> [Items]
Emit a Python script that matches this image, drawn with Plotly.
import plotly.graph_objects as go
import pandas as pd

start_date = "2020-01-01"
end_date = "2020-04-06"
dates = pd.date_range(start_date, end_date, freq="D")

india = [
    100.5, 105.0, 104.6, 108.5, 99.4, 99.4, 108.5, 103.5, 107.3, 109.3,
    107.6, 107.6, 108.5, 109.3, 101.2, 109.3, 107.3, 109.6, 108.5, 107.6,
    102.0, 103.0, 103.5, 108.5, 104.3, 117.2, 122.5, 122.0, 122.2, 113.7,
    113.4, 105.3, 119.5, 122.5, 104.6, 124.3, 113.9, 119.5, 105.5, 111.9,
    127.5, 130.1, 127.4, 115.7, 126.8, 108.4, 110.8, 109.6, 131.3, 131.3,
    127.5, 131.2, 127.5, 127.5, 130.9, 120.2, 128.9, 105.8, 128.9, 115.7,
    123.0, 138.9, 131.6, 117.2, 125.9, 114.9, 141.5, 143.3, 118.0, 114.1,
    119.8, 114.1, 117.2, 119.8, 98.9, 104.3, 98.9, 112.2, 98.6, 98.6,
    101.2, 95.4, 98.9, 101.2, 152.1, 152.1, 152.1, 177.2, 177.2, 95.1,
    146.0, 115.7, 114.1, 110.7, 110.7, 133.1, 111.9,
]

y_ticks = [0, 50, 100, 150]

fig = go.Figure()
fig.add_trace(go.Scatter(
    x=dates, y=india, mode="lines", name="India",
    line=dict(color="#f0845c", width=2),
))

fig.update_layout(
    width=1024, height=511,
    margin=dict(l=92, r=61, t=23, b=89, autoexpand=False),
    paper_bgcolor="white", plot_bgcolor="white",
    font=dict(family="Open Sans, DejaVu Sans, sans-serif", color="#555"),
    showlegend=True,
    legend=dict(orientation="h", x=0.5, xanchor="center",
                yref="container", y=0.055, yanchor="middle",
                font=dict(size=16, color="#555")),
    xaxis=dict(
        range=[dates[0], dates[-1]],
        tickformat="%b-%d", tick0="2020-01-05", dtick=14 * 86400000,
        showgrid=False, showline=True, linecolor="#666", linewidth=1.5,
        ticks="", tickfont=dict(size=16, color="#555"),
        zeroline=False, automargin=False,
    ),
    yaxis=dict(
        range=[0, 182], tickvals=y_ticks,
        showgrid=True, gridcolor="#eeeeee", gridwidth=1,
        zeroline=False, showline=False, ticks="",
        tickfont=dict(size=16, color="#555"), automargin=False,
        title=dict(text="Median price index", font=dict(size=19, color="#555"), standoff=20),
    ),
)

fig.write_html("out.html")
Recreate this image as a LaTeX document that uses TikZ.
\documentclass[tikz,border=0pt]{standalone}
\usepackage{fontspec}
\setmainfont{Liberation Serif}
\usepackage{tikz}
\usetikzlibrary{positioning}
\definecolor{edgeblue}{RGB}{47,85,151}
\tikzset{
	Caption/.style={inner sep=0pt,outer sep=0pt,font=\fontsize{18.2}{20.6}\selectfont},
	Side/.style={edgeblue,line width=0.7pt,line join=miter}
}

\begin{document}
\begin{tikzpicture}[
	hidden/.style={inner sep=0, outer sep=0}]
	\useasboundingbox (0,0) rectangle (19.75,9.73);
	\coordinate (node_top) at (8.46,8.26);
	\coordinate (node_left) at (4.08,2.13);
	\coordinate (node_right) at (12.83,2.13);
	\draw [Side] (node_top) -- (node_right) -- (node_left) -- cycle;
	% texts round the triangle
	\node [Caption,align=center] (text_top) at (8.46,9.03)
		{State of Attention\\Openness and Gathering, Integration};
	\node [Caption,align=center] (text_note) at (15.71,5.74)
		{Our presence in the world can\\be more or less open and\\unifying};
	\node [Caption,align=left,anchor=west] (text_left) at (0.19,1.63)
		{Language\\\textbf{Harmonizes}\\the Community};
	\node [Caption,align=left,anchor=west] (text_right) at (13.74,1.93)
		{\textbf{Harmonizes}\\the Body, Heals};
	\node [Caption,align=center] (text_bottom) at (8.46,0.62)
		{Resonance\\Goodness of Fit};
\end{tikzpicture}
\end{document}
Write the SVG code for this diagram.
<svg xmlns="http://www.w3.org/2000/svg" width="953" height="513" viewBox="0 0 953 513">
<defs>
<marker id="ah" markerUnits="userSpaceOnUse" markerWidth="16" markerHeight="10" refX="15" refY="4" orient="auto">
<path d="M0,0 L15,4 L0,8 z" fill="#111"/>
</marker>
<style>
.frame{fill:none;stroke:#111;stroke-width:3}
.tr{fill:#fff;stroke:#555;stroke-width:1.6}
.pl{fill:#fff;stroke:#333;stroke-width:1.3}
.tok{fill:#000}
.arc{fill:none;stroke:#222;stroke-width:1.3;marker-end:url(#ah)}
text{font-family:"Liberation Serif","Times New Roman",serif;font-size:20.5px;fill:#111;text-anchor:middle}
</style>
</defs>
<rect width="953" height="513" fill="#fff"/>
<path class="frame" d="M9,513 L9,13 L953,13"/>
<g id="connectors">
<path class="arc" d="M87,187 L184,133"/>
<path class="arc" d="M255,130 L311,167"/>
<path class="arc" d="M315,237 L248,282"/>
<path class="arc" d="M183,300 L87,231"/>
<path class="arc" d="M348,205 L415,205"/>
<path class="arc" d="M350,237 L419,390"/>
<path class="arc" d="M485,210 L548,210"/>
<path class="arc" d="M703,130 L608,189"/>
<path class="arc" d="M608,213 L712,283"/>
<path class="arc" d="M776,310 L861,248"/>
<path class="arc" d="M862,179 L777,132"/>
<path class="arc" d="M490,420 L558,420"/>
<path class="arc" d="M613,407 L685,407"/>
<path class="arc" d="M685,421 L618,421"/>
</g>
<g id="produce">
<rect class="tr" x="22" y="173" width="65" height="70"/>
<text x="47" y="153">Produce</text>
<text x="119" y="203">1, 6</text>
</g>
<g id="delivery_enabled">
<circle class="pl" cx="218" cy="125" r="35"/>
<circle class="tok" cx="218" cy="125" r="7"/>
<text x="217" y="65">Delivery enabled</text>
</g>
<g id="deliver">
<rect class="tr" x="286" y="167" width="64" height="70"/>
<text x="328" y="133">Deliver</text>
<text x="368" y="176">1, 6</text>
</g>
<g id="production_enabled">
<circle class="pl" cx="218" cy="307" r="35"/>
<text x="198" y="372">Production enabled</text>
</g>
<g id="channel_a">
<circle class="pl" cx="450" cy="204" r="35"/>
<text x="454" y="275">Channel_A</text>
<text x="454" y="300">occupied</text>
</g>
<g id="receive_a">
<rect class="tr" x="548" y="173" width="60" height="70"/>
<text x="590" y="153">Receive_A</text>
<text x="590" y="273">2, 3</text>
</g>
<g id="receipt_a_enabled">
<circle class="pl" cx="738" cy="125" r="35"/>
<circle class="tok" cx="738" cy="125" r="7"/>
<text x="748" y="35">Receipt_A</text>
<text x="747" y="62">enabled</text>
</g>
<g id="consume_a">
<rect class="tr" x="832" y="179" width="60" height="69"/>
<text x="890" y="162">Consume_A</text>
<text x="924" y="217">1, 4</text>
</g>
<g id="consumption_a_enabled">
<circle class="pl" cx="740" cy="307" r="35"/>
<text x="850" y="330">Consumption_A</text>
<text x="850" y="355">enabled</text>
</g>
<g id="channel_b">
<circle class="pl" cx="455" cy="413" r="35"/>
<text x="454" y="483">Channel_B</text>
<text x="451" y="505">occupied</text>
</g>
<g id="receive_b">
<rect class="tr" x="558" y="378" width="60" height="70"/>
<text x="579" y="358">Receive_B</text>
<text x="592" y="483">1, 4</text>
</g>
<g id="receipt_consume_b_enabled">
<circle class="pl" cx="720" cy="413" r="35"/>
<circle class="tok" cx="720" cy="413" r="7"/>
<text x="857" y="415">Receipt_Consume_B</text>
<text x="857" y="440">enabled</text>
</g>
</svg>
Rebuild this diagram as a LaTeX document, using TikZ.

> [Exercise instructions]
Tally the lines in the records above that contain the word "image", and give only that number.

> [Response to the task]
2